The specialist buy to let mortgage sector is set to be an unexpected victim of the buy to let tax changes announced by Chancellor George Osborne in his Budget.
Datamonitor, the independent business information and market analysis company, says that while BTL lending has been the main engine of growth in the UK mortgage market in recent years, that may change.
Last week Osborne announced that from 2017 he would start removing the right of landlords to claim more than the basic rate tax equivalent in relief for mortgage interest, and is this year tightening the rules about claiming for wear and tear by allowing claims only for money spent rather than the annual 10 per cent of rental currently allowed automatically.
Bodies ranging from landlords’ organisations to the Institute for Fiscal Studies have criticised the measures and now Datamonitor analyst Daoud Fakhri says annual profits from a typical rental property “could more than halve.”

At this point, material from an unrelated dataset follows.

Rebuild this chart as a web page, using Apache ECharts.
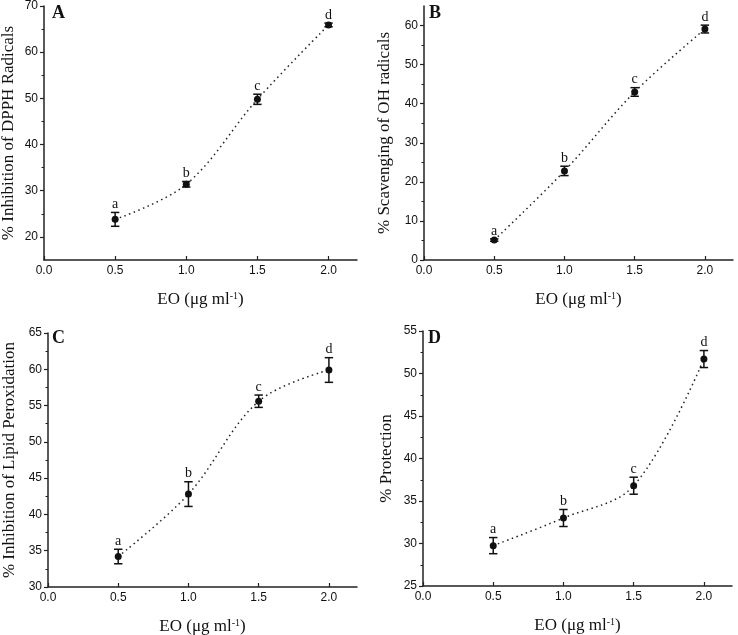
<!DOCTYPE html>
<html>
<head>
<meta charset="utf-8">
<script src="https://cdn.jsdelivr.net/npm/echarts@6/dist/echarts.min.js"></script>
<style>
html,body{margin:0;padding:0;background:#fff;}
#chart{width:738px;height:635px;}
</style>
</head>
<body>
<div id="chart"></div>
<script>
// ---- data ----
const xValues = [0.5, 1.0, 1.5, 2.0];
const groupLetters = ['a', 'b', 'c', 'd'];
const xTicks = [0, 0.5, 1.0, 1.5, 2.0];

const dpphMean = [23.8, 31.4, 49.8, 65.9];
const dpphErr = [1.5, 0.6, 1.1, 0.4];
const dpphTicks = [20, 30, 40, 50, 60, 70];
const dpphMinor = [25, 35, 45, 55, 65];

const ohMean = [5.1, 22.8, 43.0, 59.1];
const ohErr = [0.3, 1.2, 1.1, 1.0];
const ohTicks = [0, 10, 20, 30, 40, 50, 60];
const ohMinor = [5, 15, 25, 35, 45, 55];

const lipidMean = [34.2, 42.8, 55.6, 59.9];
const lipidErr = [1.0, 1.7, 0.85, 1.7];
const lipidTicks = [30, 35, 40, 45, 50, 55, 60, 65];
const lipidMinor = [32.5, 37.5, 42.5, 47.5, 52.5, 57.5, 62.5];

const protMean = [29.75, 33.0, 36.8, 51.7];
const protErr = [0.95, 1.0, 1.0, 1.0];
const protTicks = [25, 30, 35, 40, 45, 50, 55];
const protMinor = [27.5, 32.5, 37.5, 42.5, 47.5, 52.5];

const panelLabels = ['A', 'B', 'C', 'D'];
const yNames = ['% Inhibition of DPPH Radicals', '% Scavenging of OH radicals', '% Inhibition of Lipid Peroxidation', '% Protection'];
const xName = 'EO (μg ml{sup|-1})';

const panels = [
  {mean: dpphMean, err: dpphErr, ticks: dpphTicks, minor: dpphMinor, min: 15, max: 70},
  {mean: ohMean, err: ohErr, ticks: ohTicks, minor: ohMinor, min: 0, max: 65},
  {mean: lipidMean, err: lipidErr, ticks: lipidTicks, minor: lipidMinor, min: 30, max: 65},
  {mean: protMean, err: protErr, ticks: protTicks, minor: protMinor, min: 25, max: 55}
];

// ---- layout (styles) ----
const layout = [
  {grid: {left: 44, top: 6, width: 313, height: 254}, yGap: 27, label: {left: 52, top: 4}},
  {grid: {left: 424, top: 6, width: 309, height: 254}, yGap: 31, label: {left: 429, top: 4}},
  {grid: {left: 48, top: 333, width: 309, height: 254}, yGap: 30, label: {left: 52, top: 329}},
  {grid: {left: 423, top: 331, width: 309, height: 255}, yGap: 28, label: {left: 428, top: 329}}
];

const ink = '#111';
const axisColor = '#222';
const serif = 'Liberation Serif';
const sans = 'Liberation Sans';

const option = {
  animation: false,
  backgroundColor: '#fff',
  title: [], grid: [], xAxis: [], yAxis: [], series: []
};

panels.forEach((p, i) => {
  const L = layout[i];
  option.grid.push(Object.assign({outerBoundsMode: 'none', containLabel: false}, L.grid));
  option.title.push({
    text: panelLabels[i], left: L.label.left, top: L.label.top, padding: 0,
    textStyle: {fontFamily: serif, fontWeight: 'bold', fontSize: 18, color: ink}
  });
  option.xAxis.push({
    type: 'value', gridIndex: i, min: 0, max: 2.2,
    axisLine: {onZero: false, lineStyle: {color: axisColor, width: 1.5}},
    axisTick: {show: true, inside: true, length: 4, customValues: xTicks, lineStyle: {color: axisColor, width: 1.2}},
    axisLabel: {customValues: xTicks, formatter: v => Number(v).toFixed(1), fontFamily: sans, fontSize: 12, color: ink, margin: 5},
    splitLine: {show: false},
    name: xName, nameLocation: 'middle', nameGap: 31,
    nameTextStyle: {fontFamily: serif, fontSize: 17, color: ink,
      rich: {sup: {fontFamily: serif, fontSize: 10, color: ink, verticalAlign: 'top', lineHeight: 10, padding: [0, 0, 8, 0]}}}
  });
  option.yAxis.push({
    type: 'value', gridIndex: i, min: p.min, max: p.max,
    axisLine: {show: true, onZero: false, lineStyle: {color: axisColor, width: 1.5}},
    axisTick: {show: true, inside: false, length: 4, customValues: p.ticks, lineStyle: {color: axisColor, width: 1.2}},
    axisLabel: {customValues: p.ticks, formatter: v => String(Math.round(v)), fontFamily: sans, fontSize: 12, color: ink, margin: 6},
    splitLine: {show: false},
    name: yNames[i], nameLocation: 'middle', nameGap: L.yGap, nameRotate: 90,
    nameTextStyle: {fontFamily: serif, fontSize: 17, color: ink}
  });
  option.yAxis.push({
    type: 'value', gridIndex: i, min: p.min, max: p.max, position: 'left',
    axisLine: {show: false, onZero: false},
    axisTick: {show: true, inside: false, length: 2.5, customValues: p.minor, lineStyle: {color: axisColor, width: 1}},
    axisLabel: {show: false},
    splitLine: {show: false}
  });
  const pts = xValues.map((x, j) => [x, p.mean[j]]);
  option.series.push({
    type: 'line', xAxisIndex: i, yAxisIndex: 2 * i, data: pts,
    smooth: 0.35, symbol: 'circle', symbolSize: 7,
    itemStyle: {color: ink},
    lineStyle: {color: '#222', width: 1.5, type: [1.5, 3.5]},
    z: 2
  });
  option.series.push({
    type: 'custom', xAxisIndex: i, yAxisIndex: 2 * i,
    data: xValues.map((x, j) => [x, p.mean[j], p.err[j]]),
    z: 3,
    renderItem: (params, api) => {
      const x = api.value(0), m = api.value(1), e = api.value(2);
      const top = api.coord([x, m + e]);
      const bot = api.coord([x, m - e]);
      const hw = 4.2;
      const st = {stroke: ink, lineWidth: 1.5};
      return {
        type: 'group',
        children: [
          {type: 'line', shape: {x1: top[0], y1: top[1], x2: bot[0], y2: bot[1]}, style: st},
          {type: 'line', shape: {x1: top[0] - hw, y1: top[1], x2: top[0] + hw, y2: top[1]}, style: st},
          {type: 'line', shape: {x1: bot[0] - hw, y1: bot[1], x2: bot[0] + hw, y2: bot[1]}, style: st},
          {type: 'text', style: {text: groupLetters[params.dataIndex], x: top[0], y: top[1] - 1,
            align: 'center', verticalAlign: 'bottom', textAlign: 'center', textVerticalAlign: 'bottom',
            fontFamily: serif, fontSize: 14, fill: ink}}
        ]
      };
    }
  });
});

const chart = echarts.init(document.getElementById('chart'), null, {renderer: 'canvas'});
chart.setOption(option);
</script>
</body>
</html>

He says that high levels of buy to let lending pose a risk to the wider market, so mainstream mortgage lenders may indirectly benefit from increased stability. But he warns that “lenders that specialize in buy-to-let will not fare so well.”
He warns that “their expected profits will have been based on projected growth rates that will now not be realized due to falling demand. To keep their shareholders happy, they must consider diversifying into other sectors such as non-standard mortgages and crowdfunding.”